Dear Friends,
A month or two ago, I needed the state inspection done for my car. I decided to go to the combination state inspection / coffeehouse place up the street. Two birds, one stone. As I am waiting with my latte for the inspection to be done, I observe two small children coloring under the watchful eye of the barista, who appeared to be their older sibling or perhaps their parent. (I’m not great at judging ages.)
“We have to draw a park, but we don’t know how,” the children suddenly wail. Children get that way; something must be accomplished with the utmost urgency, but it’s not important for them to give any context. Their guardian says, “Okay, can you draw swings?” and the children nod and use their crayons to draw swings. “Great, can you draw trees? Can you draw two trees?” The children do this dutifully. “How about some grass?” The children scribble for a while.

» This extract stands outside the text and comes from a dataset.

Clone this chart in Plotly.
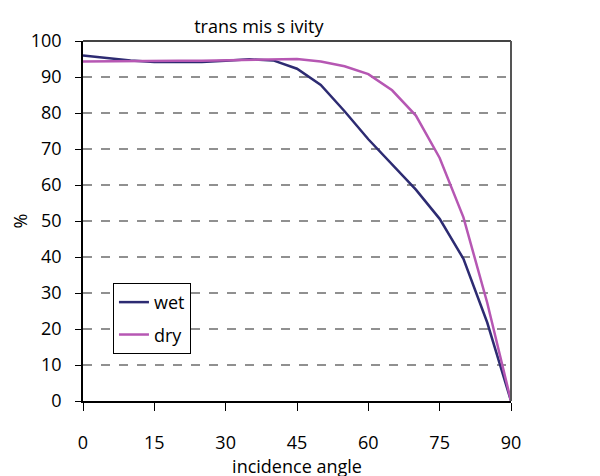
import plotly.graph_objects as go

angles = [0, 5, 10, 15, 20, 25, 30, 35, 40, 45, 50, 55, 60, 65, 70, 75, 80, 85, 90]
wet = [96.0, 95.3, 94.6, 94.2, 94.1, 94.2, 94.5, 94.9, 94.6, 92.3, 87.8, 80.5, 72.7, 65.8, 58.7, 50.6, 39.5, 21.8, 0.0]
dry = [94.3, 94.4, 94.5, 94.5, 94.5, 94.5, 94.6, 94.9, 95.0, 95.0, 94.3, 93.0, 90.8, 86.3, 79.3, 67.5, 51.0, 27.3, 0.0]
x_ticks = [0, 15, 30, 45, 60, 75, 90]
y_ticks = [0, 10, 20, 30, 40, 50, 60, 70, 80, 90, 100]

FONT = "Open Sans"

fig = go.Figure()
fig.add_trace(go.Scatter(x=angles, y=wet, mode="lines", name="wet", legendgroup="a",
                         line=dict(color="#2d2b72", width=2.5)))
fig.add_trace(go.Scatter(x=angles, y=dry, mode="lines", name="dry", legendgroup="b",
                         line=dict(color="#b657b3", width=2.5)))

fig.update_layout(
    width=600, height=476,
    margin=dict(l=75, r=97, t=33, b=83, autoexpand=False),
    paper_bgcolor="white", plot_bgcolor="white",
    font=dict(family=FONT, size=18, color="black"),
    title=dict(text="trans mis s ivity", x=0.418, xanchor="center", y=0.96, yanchor="middle",
               font=dict(family=FONT, size=18, color="black")),
    showlegend=True,
    legend=dict(x=0.07, y=0.328, xanchor="left", yanchor="top",
                bgcolor="white", bordercolor="black", borderwidth=1,
                font=dict(family=FONT, size=18, color="black"),
                itemwidth=30, tracegroupgap=6),
    xaxis=dict(range=[0, 90], tickvals=x_ticks, ticktext=[str(v) for v in x_ticks],
               showgrid=False, zeroline=False, showline=True, linecolor="black", linewidth=1.5,
               ticks="outside", ticklen=8, tickcolor="black", tickwidth=1,
               ticklabelstandoff=17, automargin=False,
               tickfont=dict(family=FONT, size=18),
               title=dict(text="incidence angle", standoff=2, font=dict(family=FONT, size=18))),
    yaxis=dict(range=[0, 100], tickvals=y_ticks, ticktext=[str(v) for v in y_ticks],
               showgrid=True, gridcolor="#909090", griddash="dash", gridwidth=1.5,
               zeroline=False, showline=True, linecolor="black", linewidth=1.5,
               ticks="outside", ticklen=6, tickcolor="black", tickwidth=1,
               ticklabelstandoff=10, automargin=False,
               tickfont=dict(family=FONT, size=18),
               title=dict(text="%", standoff=4, font=dict(family=FONT, size=18))),
    shapes=[
        dict(type="line", xref="paper", yref="paper", x0=0, x1=1, y0=1, y1=1,
             line=dict(color="#444444", width=2)),
        dict(type="line", xref="paper", yref="paper", x0=1, x1=1, y0=0, y1=1,
             line=dict(color="#555555", width=2)),
    ],
)

fig.write_html("out.html")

“Guess what we did? We drew a park!” At this point, the children lose their shit. “We did it! We didn’t think we could do it! But we did.”
At the two-year mark of the pandemic, sometimes, everything feels like hopeless bullshit. The sheer muchness of it all. People are dying, people are refusing to take this seriously. I don’t know how to make shelters anymore. I don’t know how to make beautiful places. (And to think I wrote this note before Putin’s invasion of Ukraine. Somehow, shelter as a concept is even more precarious.)

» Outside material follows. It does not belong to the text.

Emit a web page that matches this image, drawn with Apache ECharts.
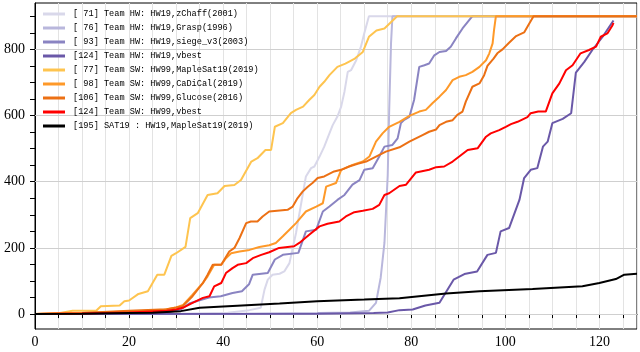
<!DOCTYPE html>
<html>
<head>
<meta charset="utf-8">
<script src="https://cdn.jsdelivr.net/npm/echarts@6.0.0/dist/echarts.min.js"></script>
<style>
  html, body { margin: 0; padding: 0; background: #fff; }
  #main { width: 640px; height: 352px; }
</style>
</head>
<body>
<div id="main"></div>
<script>
// legend names
var names = [
    '[ 71] Team HW: HW19,zChaff(2001)',
    '[ 76] Team HW: HW19,Grasp(1996)',
    '[ 93] Team HW: HW19,siege_v3(2003)',
    '[124] Team HW: HW19,vbest',
    '[ 77] Team SW: HW99,MapleSat19(2019)',
    '[ 98] Team SW: HW99,CaDiCal(2019)',
    '[106] Team SW: HW99,Glucose(2016)',
    '[124] Team SW: HW99,vbest',
    '[195] SAT19 : HW19,MapleSat19(2019)'
];

var colors = ['#d9d8ea', '#b9b7dc', '#8a84c2', '#6a58a8', '#fec44f', '#fe9929', '#ec7014', '#ff0000', '#000000'];

// [solved instances, time]
var zchaff = [[0,0],[30,1],[41,4],[45.6,12],[48,19],[48.8,74],[49.5,104],[50.5,119],[52,122],[53,129],[54.1,154],[55.5,245],[56.6,335],[57.6,416],[58.7,441],[59.4,446],[60.5,476],[61.5,506],[62.6,546],[63.3,571],[64.3,597],[65.1,627],[65.8,672],[66.5,732],[67.2,737],[68.3,767],[69.3,808],[70,848],[71,900],[128,900]];
var grasp = [[0,0],[40,0],[48,2],[60,3],[67,5],[71,10],[72.5,34],[73.5,110],[74.3,215],[75,420],[75.3,610],[75.7,818],[76,900],[128,900]];
var siege = [[0,0],[20,2],[28,5],[31,14],[32.8,32],[35,42],[37,50],[39.5,54],[42,64],[44,69],[45.5,90],[46.3,119],[49.5,124],[51,165],[52.7,179],[56,185],[57.6,250],[59.8,255],[61.2,310],[62.6,325],[64.3,345],[65.8,360],[67.5,391],[69,405],[70,436],[71.8,441],[73.2,476],[74.3,506],[76,511],[77.1,531],[77.8,577],[78.5,587],[79.6,596],[80.6,647],[81.7,747],[82.8,752],[83.8,757],[84.9,782],[86,792],[87.4,795],[88.4,808],[89.5,833],[90.9,863],[93,900],[128,900]];
var hwVbest = [[0,0],[60,1],[72,3],[75,5],[77.5,12],[80.3,14],[83,26],[86,34],[89,104],[91.3,121],[94,129],[96.2,179],[98,185],[99,250],[100.8,260],[103,345],[104,411],[105.4,436],[106.8,441],[108,506],[109,521],[110,577],[112.2,590],[114,607],[115,730],[116.8,762],[118.5,798],[120.7,838],[123,887]];
var maple = [[0,0],[5,3],[8,10],[13,10],[14,24],[18,26],[19,39],[20,41],[22,61],[24,69],[26,119],[27.5,119],[29,176],[30,184],[32,203],[33,290],[34.6,305],[36.7,360],[38.8,365],[40.3,387],[42.4,390],[43.8,405],[46,461],[47.3,471],[49,496],[50.2,496],[51,566],[52.7,577],[54.4,607],[55.5,617],[57,627],[58.3,647],[59.4,662],[60.5,687],[61.5,702],[62.6,722],[64.3,747],[66,757],[68,772],[69.7,792],[71,838],[72.6,857],[74.3,863],[77,900],[128,900]];
var cadical = [[0,0],[10,3],[20,8],[27,12],[30,20],[31.5,28],[33.5,59],[35.7,94],[36.7,114],[38.1,149],[39.6,149],[40.6,169],[41.7,184],[43.5,189],[45.6,194],[47.7,203],[49.8,208],[51.2,215],[52.7,235],[54.1,255],[55.5,275],[57.6,310],[59.8,325],[61.2,335],[61.9,385],[64,396],[65.1,436],[67.5,451],[69.7,461],[71.1,476],[72.5,521],[73.9,546],[75.3,566],[77.5,581],[79.6,599],[81.7,612],[83.1,617],[84.5,637],[86,657],[87.4,677],[88.8,707],[90.2,717],[91.6,722],[93,732],[94.5,747],[95.9,767],[96.6,788],[97.3,818],[97.6,858],[98,900],[128,900]];
var glucose = [[0,0],[10,3],[20,10],[28,15],[30,20],[31.4,24],[33.5,54],[35.7,94],[36.7,119],[37.8,149],[39.6,149],[41.3,189],[42.4,200],[43.5,230],[44.9,275],[45.9,280],[47.3,280],[48.4,295],[49.8,310],[53.7,315],[54.8,325],[55.8,350],[56.9,370],[58,385],[59,396],[60.1,411],[61.5,416],[63.6,431],[65.1,436],[66.8,446],[68.6,454],[70.4,461],[72.5,476],[74.6,491],[77.5,504],[79.6,521],[81,531],[82.4,541],[83.8,551],[85.3,558],[86,571],[87.4,581],[88.8,586],[89.8,602],[90.9,612],[91.6,642],[93,687],[94.5,697],[95.5,722],[96.2,750],[97.5,772],[98.3,788],[99.4,800],[100.8,820],[102.3,840],[104,851],[105.1,878],[106,900],[128,900]];
var swVbest = [[0,0],[10,2],[20,5],[28,10],[30,14],[31.4,19],[33.5,34],[35.7,49],[37.1,54],[38.1,84],[39.6,94],[40.6,124],[42,139],[43.1,149],[44.9,154],[46.3,169],[48.1,179],[49.8,187],[51.9,200],[55.1,205],[56.2,215],[58.3,240],[60.5,265],[62.2,273],[64.7,280],[66.1,295],[67.9,308],[69.7,312],[71.8,318],[73.2,330],[74.3,360],[75.3,365],[77.5,387],[78.9,391],[81,428],[83.8,436],[85.3,444],[87,446],[88.8,461],[90.2,476],[92,496],[94.1,501],[95.9,536],[96.9,546],[98.7,556],[100.1,566],[101.2,574],[102.6,581],[104.7,595],[105.4,607],[107,612],[108.6,612],[110,667],[111.5,697],[112.9,737],[114.3,752],[116,788],[117.8,798],[119.3,808],[120.3,838],[121.7,848],[122.8,873],[123,880]];
var sat19 = [[0,0],[10,1],[20,3],[25,4],[31,9],[35,19],[43,25],[52,32],[60,39],[70,44],[77.5,48],[87.4,62],[94.5,69],[105.8,76],[116.4,84],[120,94],[123.5,106],[125.3,119],[128,122]];

var allData = [zchaff, grasp, siege, hwVbest, maple, cadical, glucose, swVbest, sat19];

// ticks
var yTicks = [0, 50, 100, 150, 200, 250, 300, 350, 400, 450, 500, 550, 600, 650, 700, 750, 800, 850, 900];
var yLabels = [0, 200, 400, 600, 800];
var yGrid = [0, 200, 400, 600, 800];

var myChart = echarts.init(document.getElementById('main'));

var series = [{
    // horizontal grid lines only
    name: 'grid',
    type: 'line',
    data: [],
    silent: true,
    markLine: {
        silent: true,
        z: 1,
        symbol: 'none',
        label: { show: false },
        lineStyle: { color: '#cfcfcf', width: 1, type: 'solid' },
        data: yGrid.map(function (v) { return { yAxis: v }; })
    }
}];

names.forEach(function (n, i) {
    series.push({
        name: n,
        type: 'line',
        data: allData[i],
        showSymbol: false,
        symbol: 'none',
        z: 2 + i * 0.01,
        color: colors[i],
        lineStyle: { color: colors[i], width: 2 }
    });
});

var option = {
    animation: false,
    backgroundColor: '#fff',
    grid: {
        left: 35, right: 3, top: 3, bottom: 23,
        show: true, borderColor: '#000', borderWidth: 1
    },
    legend: {
        orient: 'vertical',
        left: 43,
        top: 8,
        padding: 0,
        itemGap: 2,
        itemWidth: 22,
        itemHeight: 3,
        icon: 'rect',
        data: names,
        textStyle: {
            fontFamily: 'Liberation Mono',
            fontSize: 8.6,
            color: '#000',
            lineHeight: 12,
            padding: [0, 0, 0, 3]
        }
    },
    xAxis: {
        type: 'value',
        min: 0,
        max: 128,
        interval: 5,
        axisLine: { show: true, lineStyle: { color: '#000', width: 1 } },
        axisTick: { show: true, length: 4, lineStyle: { color: '#000' } },
        axisLabel: {
            fontFamily: 'Liberation Serif',
            fontSize: 14,
            color: '#000',
            margin: 6,
            showMaxLabel: false,
            formatter: function (v) { return v % 20 === 0 ? String(v) : ''; }
        },
        splitLine: { show: true, lineStyle: { color: '#e3e3e3', width: 1 } }
    },
    yAxis: {
        type: 'value',
        min: -45,
        max: 940,
        axisLine: { show: true, lineStyle: { color: '#000', width: 1 } },
        axisTick: { show: true, length: 5, customValues: yTicks, lineStyle: { color: '#000' } },
        axisLabel: {
            customValues: yLabels,
            fontFamily: 'Liberation Serif',
            fontSize: 14,
            color: '#000',
            margin: 10
        },
        splitLine: { show: false }
    },
    series: series
};

myChart.setOption(option);
</script>
</body>
</html>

But I do know how to draw a swing. Two upside-down U’s, a line on top, two parallel lines hanging down, with a swoosh in the middle. Any color or colors of crayon will do.
It’s a start.
I have to believe in the power of art, in the power of making. I have to believe that we can still, despite everything, be creators.
Here is proof. We are still making things. We are making poems of joy, stories of sorrow, collages of pain, erasures of old letters. And if you feel like you’ve forgotten how to do it yourself, I’ve got a fresh pack of crayons.